The most important thing I've ever done
I had no idea I'd feel this much joy as a mother. Knew I'd never have children unless I met the right man, which took 36 years. Fast-forward two years, we are both 38, married, bought a house and had a baby.
The labor was hard. Nearly 35 hours AFTER my water broke. So long that my womb started an infection and my body started poisoning itself causing severe pre-eclampsia. We almost died. During labor I kept thinking "I'll never do this again, what have I done, someone please just cut this baby outta me!"

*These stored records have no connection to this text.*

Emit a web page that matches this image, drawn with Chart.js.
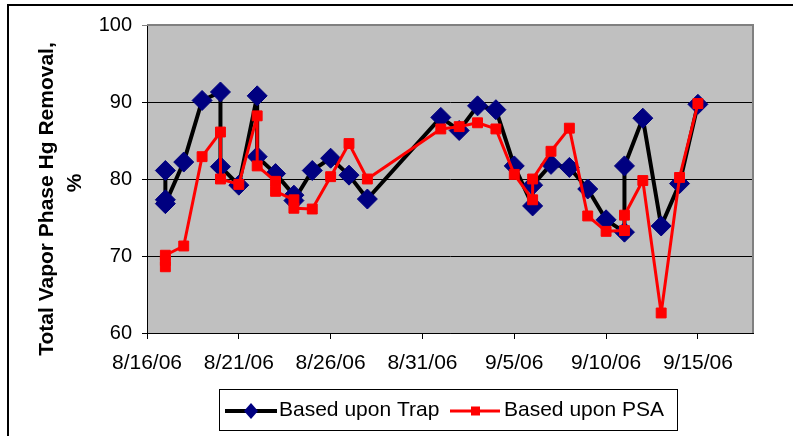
<!DOCTYPE html>
<html>
<head>
<meta charset="utf-8">
<script src="https://cdn.jsdelivr.net/npm/chart.js@4.4.0/dist/chart.umd.min.js"></script>
<style>
  html, body { margin: 0; padding: 0; background: #fff; }
  #wrap { width: 793px; height: 436px; }
</style>
</head>
<body>
<div id="wrap"><canvas id="grafico"></canvas></div>
<script>
// datos (fecha M/D de 2006, % de remocion)
const trapDates = ['8/17','8/17','8/17','8/18','8/19','8/20','8/20','8/21','8/22','8/22','8/23','8/24','8/24','8/25','8/26','8/27','8/28',
                   '9/1','9/2','9/3','9/4','9/5','9/6','9/6','9/7','9/8','9/9','9/10','9/11','9/11','9/12','9/13','9/14','9/15'];
const trapValues = [81.1, 77.3, 76.8, 82.2, 90.2, 91.3, 81.6, 79.2, 90.8, 82.9, 80.7, 77.9, 77.2, 81.1, 82.7, 80.5, 77.4,
                    88.0, 86.3, 89.5, 89.0, 81.7, 76.5, 79.2, 81.9, 81.5, 78.7, 74.7, 73.1, 81.7, 87.9, 73.9, 79.4, 89.7];

const psaDates = ['8/17','8/17','8/17','8/18','8/19','8/20','8/20','8/21','8/22','8/22','8/23','8/23','8/24','8/24','8/25','8/26','8/27','8/28',
                  '9/1','9/2','9/3','9/4','9/5','9/6','9/6','9/7','9/8','9/9','9/10','9/11','9/11','9/12','9/13','9/14','9/15'];
const psaValues = [69.4, 68.6, 70.1, 71.3, 82.9, 86.1, 80.0, 79.3, 88.2, 81.7, 79.7, 78.4, 77.3, 76.2, 76.1, 80.3, 84.6, 80.0,
                   86.5, 86.8, 87.3, 86.5, 80.6, 77.3, 80.0, 83.6, 86.6, 75.2, 73.2, 73.3, 75.3, 79.8, 62.6, 80.2, 89.8];

const xTickLabels = ['8/16/06','8/21/06','8/26/06','8/31/06','9/5/06','9/10/06','9/15/06'];
const yTitle = ['Total Vapor Phase Hg Removal,', '%'];
const seriesNames = ['Based upon Trap', 'Based upon PSA'];

const FONT = "'Liberation Sans', Arial, sans-serif";

// dias desde 8/16/06
function dayOf(s) {
    const p = s.split('/');
    return (Date.UTC(2006, +p[0] - 1, +p[1]) - Date.UTC(2006, 7, 16)) / 86400000;
}
function toPoints(dates, vals) {
    return dates.map((d, i) => ({ x: dayOf(d), y: vals[i] }));
}

const decor = {
    id: 'decor',
    beforeDraw(chart) {
        const c = chart.ctx, a = chart.chartArea;
        c.save();
        c.fillStyle = '#fff';
        c.fillRect(0, 0, chart.width, chart.height);
        c.fillStyle = '#C0C0C0';
        c.fillRect(a.left, a.top, a.right - a.left, a.bottom - a.top);
        c.restore();
    },
    beforeDatasetsDraw(chart) {
        const c = chart.ctx, a = chart.chartArea;
        c.save();
        c.strokeStyle = '#808080';
        c.lineWidth = 2;
        c.beginPath();
        c.moveTo(a.left, a.top);
        c.lineTo(a.right, a.top);
        c.lineTo(a.right, a.bottom);
        c.stroke();
        c.restore();
    },
    afterDraw(chart) {
        const c = chart.ctx;
        c.save();
        // marco exterior
        c.strokeStyle = '#000';
        c.lineWidth = 2;
        c.strokeRect(8, 5, 820, 460);

        // titulo eje y
        c.fillStyle = '#000';
        c.font = 'bold 21px ' + FONT;
        c.textAlign = 'center';
        c.textBaseline = 'alphabetic';
        c.translate(53, 199);
        c.rotate(-Math.PI / 2);
        c.fillText(yTitle[0], 0, 0);
        c.setTransform(1, 0, 0, 1, 0, 0);
        c.translate(81, 183);
        c.rotate(-Math.PI / 2);
        c.fillText(yTitle[1], 0, 0);
        c.setTransform(1, 0, 0, 1, 0, 0);

        // leyenda
        c.lineWidth = 1;
        c.strokeStyle = '#000';
        c.strokeRect(219.5, 389.5, 458, 41);
        const ly = 411;
        c.lineWidth = 4;
        c.beginPath(); c.moveTo(225, ly); c.lineTo(277, ly); c.stroke();
        c.fillStyle = '#000080';
        c.beginPath();
        c.moveTo(251, ly - 8); c.lineTo(258, ly); c.lineTo(251, ly + 8); c.lineTo(244, ly);
        c.closePath(); c.fill();
        c.strokeStyle = '#FF0000';
        c.lineWidth = 3;
        c.beginPath(); c.moveTo(450, ly); c.lineTo(500, ly); c.stroke();
        c.fillStyle = '#FF0000';
        c.fillRect(471, ly - 4.5, 9, 9);
        c.fillStyle = '#000';
        c.font = '21px ' + FONT;
        c.textAlign = 'left';
        c.fillText(seriesNames[0], 279, 416);
        c.fillText(seriesNames[1], 504, 416);
        c.restore();
    }
};

const ctx = document.getElementById('grafico').getContext('2d');
new Chart(ctx, {
    type: 'line',
    data: {
        datasets: [
            {
                label: seriesNames[0],
                data: toPoints(trapDates, trapValues),
                borderColor: '#000000',
                borderWidth: 4,
                borderJoinStyle: 'round',
                pointStyle: 'rectRot',
                pointRadius: 10,
                pointBackgroundColor: '#000080',
                pointBorderColor: '#000080',
                pointBorderWidth: 1,
                tension: 0,
                order: 2
            },
            {
                label: seriesNames[1],
                data: toPoints(psaDates, psaValues),
                borderColor: '#FF0000',
                borderWidth: 3,
                borderJoinStyle: 'round',
                pointStyle: 'rect',
                pointRadius: 7,
                pointBackgroundColor: '#FF0000',
                pointBorderColor: '#FF0000',
                pointBorderWidth: 1,
                tension: 0,
                order: 1
            }
        ]
    },
    options: {
        responsive: true,
        maintainAspectRatio: false,
        animation: false,
        events: [],
        layout: { padding: { top: 25, right: 40, left: 0, bottom: 0 } },
        plugins: {
            legend: { display: false },
            tooltip: { enabled: false }
        },
        scales: {
            x: {
                type: 'linear',
                min: 0,
                max: 33,
                afterBuildTicks: s => { s.ticks = xTickLabels.map((t, i) => ({ value: i * 5 })); },
                afterFit: s => { s.height = 103; },
                ticks: {
                    autoSkip: false,
                    maxRotation: 0,
                    padding: 12,
                    color: '#000',
                    font: { family: FONT, size: 21 },
                    callback: v => xTickLabels[Math.round(v / 5)]
                },
                grid: { drawOnChartArea: false, drawTicks: true, tickLength: 6, color: '#000' },
                border: { color: '#000', width: 1 }
            },
            y: {
                min: 60,
                max: 100,
                afterFit: s => { s.width = 147; },
                ticks: {
                    stepSize: 10,
                    padding: 10,
                    color: '#000',
                    font: { family: FONT, size: 20 }
                },
                grid: {
                    color: c => c.tick && c.tick.value === 100 ? '#808080' : '#000',
                    lineWidth: 1,
                    tickLength: 5
                },
                border: { color: '#000', width: 1 }
            }
        }
    },
    plugins: [decor]
});
</script>
</body>
</html>
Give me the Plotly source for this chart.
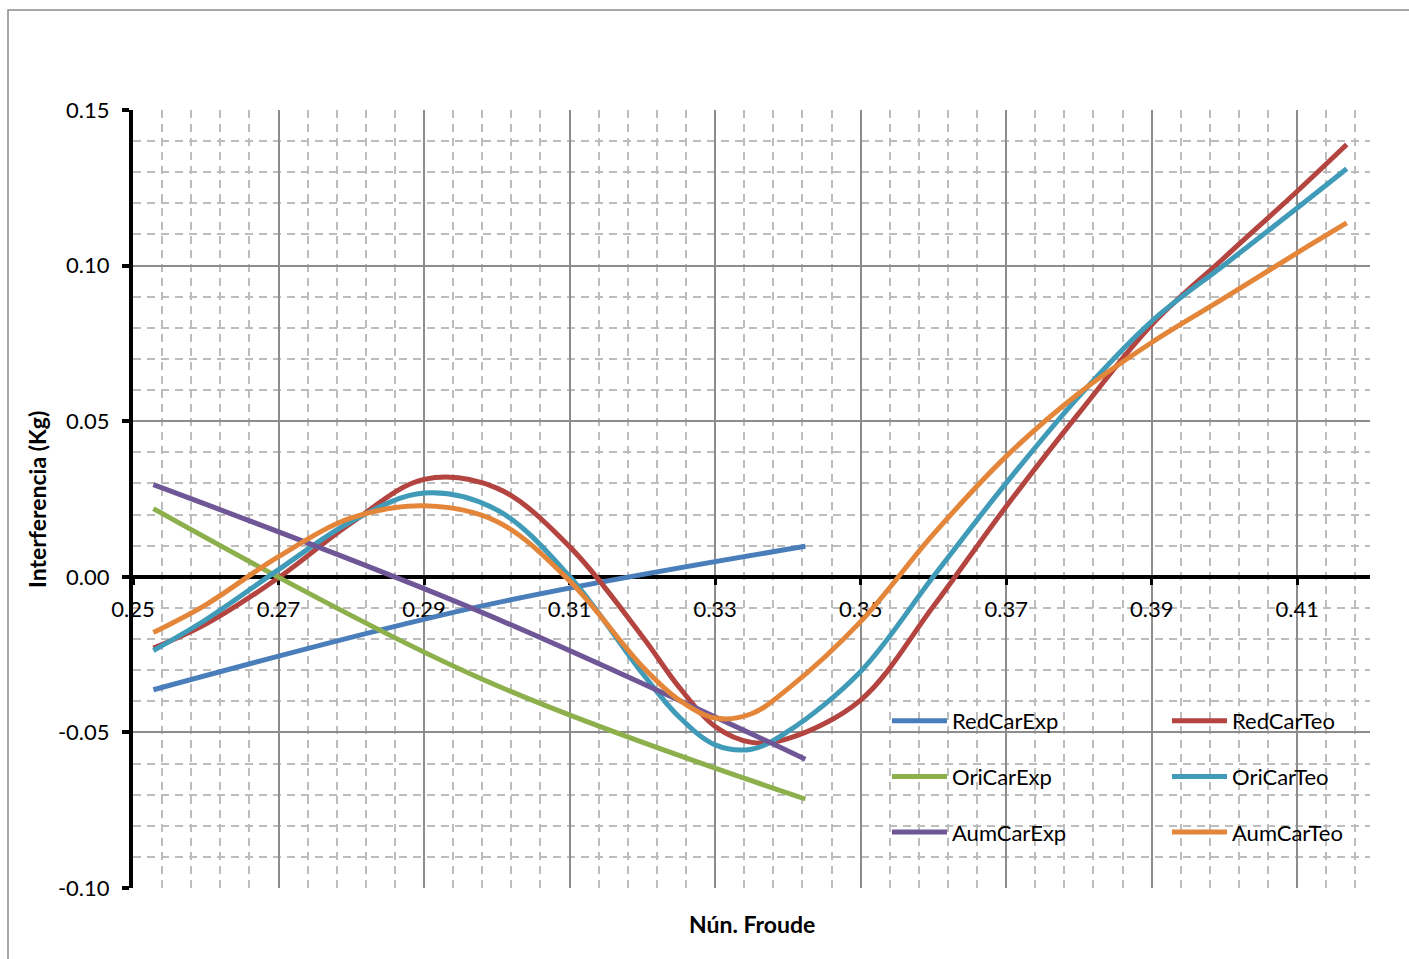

Then the Dr coached me on pushing, told me to reach down to feel my baby's head, and my husband's face lit up as he got gloves on to catch and he saw our son's hair. That was all I needed, just his expression of joy seeing our son. I pushed nonstop, over and over, until our baby's head was out, but immediately one doctor pushed my husband out of the way and grabbed and pulled our son out. The cord was wrapped around his neck twice. They got it off, got him breathing, and placed him on my torso, where he stayed while I delivered the placenta and they stitched me in a few places.
This baby boy, y'all. He is 6 weeks old. I can't put him down. Well, about every 3rd day I need a break, but most of the time I crave being near him, his smell, his breathing, his beautiful little sounds, his warmth.
I realized I'd re-live those 35 hours in a heartbeat again if it is what it took to get my son out safely again.
And my husband. The most amazing, wonderful daddy and husband. Being his wife, and this baby's mama, are the most important things to ever happen to me. Caring for a newborn has been so hard. The crying breaks my heart. The broken sleep. The constant pressure to pump or my swollen and painful chest when I don't. The pressure and failure to breastfeed. But y'all, when this baby smiles in my arms while he is asleep, I realize the only thing that matters is his peace and happiness. He doesn't care about any of the other stuff, just being with his mom and dad. And I know we are going to raise him in love. He is the most precious, beautiful thing to ever happen in my life. I'm so thankful to be his mom.